I should be clear: I am not a military strategist. I am a man who once filed a column from inside a tumble dryer. But even I can sense the peculiar theatricality of this. The UNIFIL peacekeepers, bless their blue helmets, will now hold emergency meetings in air-conditioned bunkers, drafting resolutions that will be politely ignored by Tuesday. The Foreign Secretary will ring his opposite number in Tel Aviv, who will murmur something about 'legitimate self-defence' while already planning the next trajectory. And the 17 dead will be folded into the ever-expanding ledger of Middle Eastern mathematics, where a life costs roughly the same as a single human rights lawyer’s hourly rate.
What was the target? Hezbollah, they say. The usual suspects. A weapons cache, a command post, a training camp. But in the fine print, one always finds the small cafe, the wedding reception, the car full of cousins returning from market. War is a blunt instrument wielded by men with sharp suits. And every Israeli strike is a pebble dropped into a pond of revenge. The ripples, my friends, will lap at the Golan Heights, then Damascus, then the Foreign Secretary’s breakfast table, where he will be forced to butter his toast while staring at satellite photos of freshly turned earth.
Restraint, the statement read. ‘We call on all parties to show restraint.’ It’s the diplomatic equivalent of shouting 'Stop fighting!' at two bulldozers. Absolutely meaningless, entirely performative, and utterly British. We specialise in this: scolding the brawlers from a safe distance, our hands clean of blood but our mouths full of cliché. The PM will soon join the chorus, perhaps with a solemn photo of him looking concerned aboard a ministerial jet. And the Israelis will nod politely, then continue their work. Because in this theatre, the only thing that restrains is a ceasefire, and the only ceasfires that hold are those that carve fresh graves.
But here’s the real satire, dear readers: we will all move on. Seven other crises will erupt by teatime. A trade war, a royal scandal, a particularly aggressive round of Brexit recriminations. The 17 dead will be reduced to a footnote in the BBC’s on-screen ticker, replaced by a tennis score or a stock market fluctuation. The Foreign Secretary will fly to a gilded conference in a neutral capital, shake hands with both sides, and pocket a rubber stamp labelled ‘Diplomacy: Done.’ And I will be here, staring into my gin, wondering if the fog reflects the smoke over Tyre.
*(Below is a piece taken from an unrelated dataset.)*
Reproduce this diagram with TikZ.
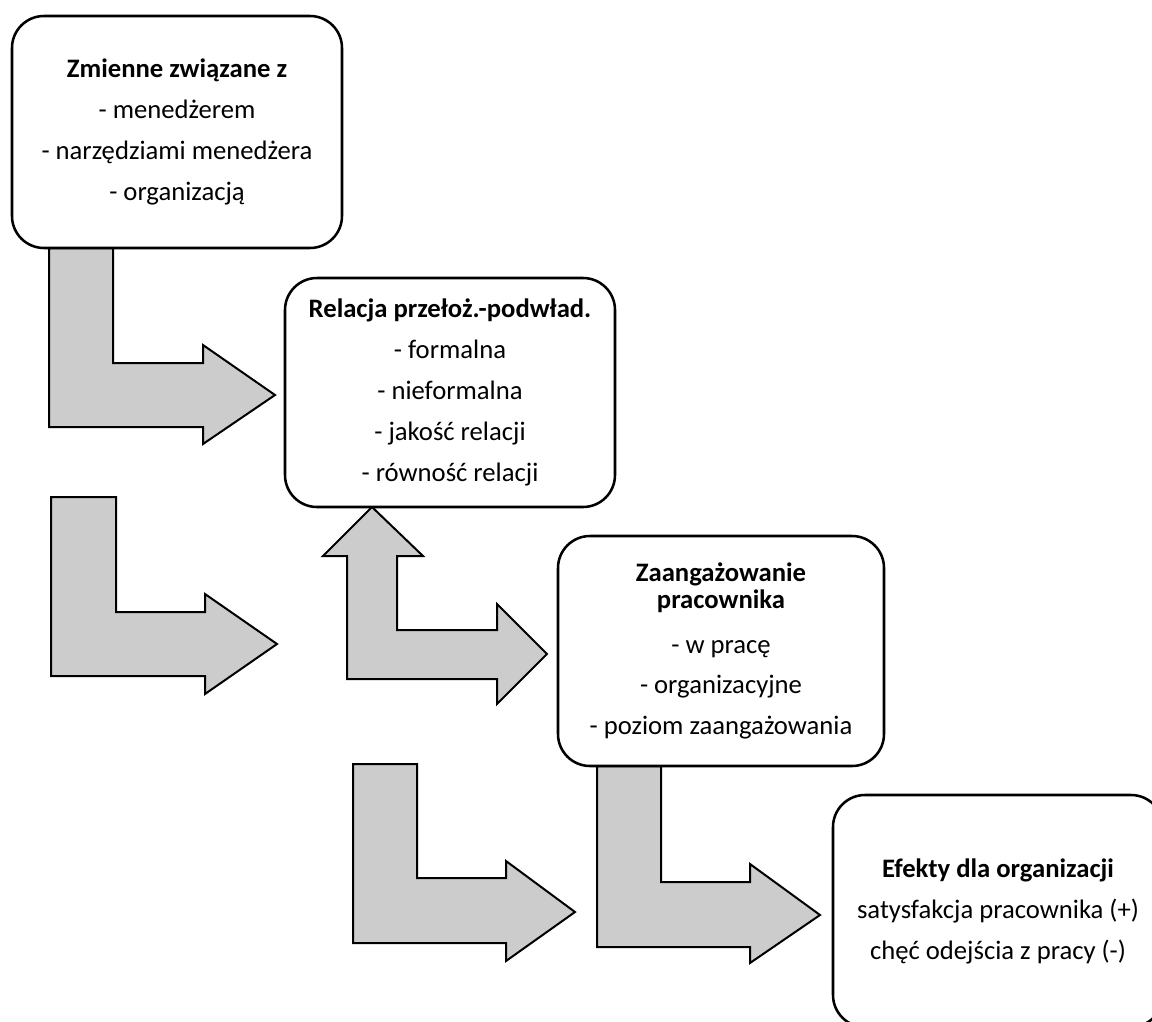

So raise a glass to the 17. They died so that politicians could make impassioned speeches. They died so that UN resolutions could be drafted and ignored. They died so that I could write this sneering column. The horror, as they say, is in the banal repetition. And tomorrow, when the next batch of munitions is catalysed, our collective demand for restraint will be just as impotently loud. Cheers.